Babs walks home, finding Alysia sniffling on the steps, having cold feet about having a kid with Jo. Babs says Alysia always has a place to crash with her, though she worries about her living situation now that Frankie has moved out. Her library school paper proves difficult to focus on, so she attempts to turn off her eidetic memory to hyperfocus, as she did in the last arc. Frankie breaks Babs’s meditation with a call about the Doggo app being used to track Batgirl. As if on cue, Ethan invites Babs to a charity masquerade ball at the modern art museum, and Babs abandons her paper for snooping.

 

Ethan and Babs chat, Babs probing for intel. She asks if her invitation was just to improve Ethan’s public image, to which he responds by dodging into a corner with her and making out. He tells her he bought her a toothbrush for his place, leading to Babs thinking about breaking it off with him. Taking advantage of Ethan’s distraction with the press, Batgirl breaks into Vicform headquarters, only to find a tussle with two of Penguin’s henchmen. The mob boss and love interest paternal unit tells Batgirl he isn’t involved with his son’s plans, instead offering a game of Ping Pong to the Dashing Daredoll…

 

In Depth: The middle of Hope Larson’s second arc faces some of the same problems as the middle of her first – disconnected action sequences, disbelief-stretching elements, and irrelevant civilian drama – but also many of the strengths – a likeable voice for Babs, and a sense of mounting stakes. The opening action sequence has no connection to the ongoing plot, and while seeing Babs show her skills is always fun, it puzzles this reviewer, since the conclusion of the issue already provides the contractually required Batgirl mask-time. While Babs’s volunteering continues to provide both an appealing character connection with our heroine and her students as well as introducing new nefarious plans by Vicform via apps, the Alysia plot, just as last time, indicates Larson continues the pattern of Simone in not knowing what to do with this now long-standing member of Babs’s supporting cast. At least the Burnside team decided to give her responsibility as the head of Babs’s Gordon Clean Energy company, which could provide some plot connection as another tech startup competing with Vicform, but Larson chooses to present a completely disconnected plot. While understandable and very human, Alysia doesn’t win many points in this section of the story.

 

Adding to the general malaise of Babs’s personal life as fodder for narrative energy, Babs’s relationship with Ethan remains on the level of her fling with Kai last arc – almost purely about their “chemistry,” with no potential for a long term relationship. Solicitations for Larson’s next arc are starting to pop up, and as of yet there is no third love interest popping up. Let us hope the situation remains so! Babs’s heart (and the reader’s patience) could use a break.

 

Christian Wildgoose’s art remains a huge asset – incredibly appealing, polished and assured. His figures move around the panels with character and definition, and the expressions lend even the weakest plot elements connection with the reader.

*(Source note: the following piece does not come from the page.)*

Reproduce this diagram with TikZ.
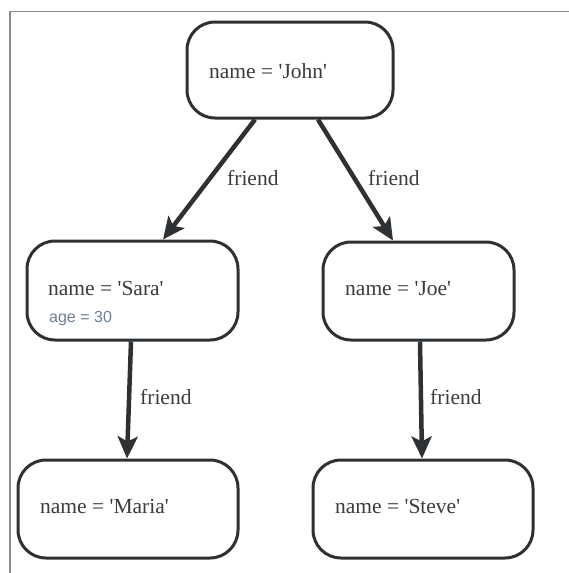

His rendering of Ethan’s mask evokes the recent Telltale Batman video game version of Penguin – hovering between sexy and terrifying, with its long beak. The two fights Batgirl faces in this issue are clean and stylishly laid out, without too many improbable action poses. All in all, Wildgoose is a major revelation as the artist for Batgirl – hopefully he’ll stay on the title for a while, and when he’s finished, will get another project worthy of his talents.

 

Pick up/Pass? Excellent art and strong, if inconsistent, writing make this still a pick up.

 

In Conclusion: Though Babs’s personal life fails to contribute much interest, Batgirl’s investigation into Vicform provides interesting twists.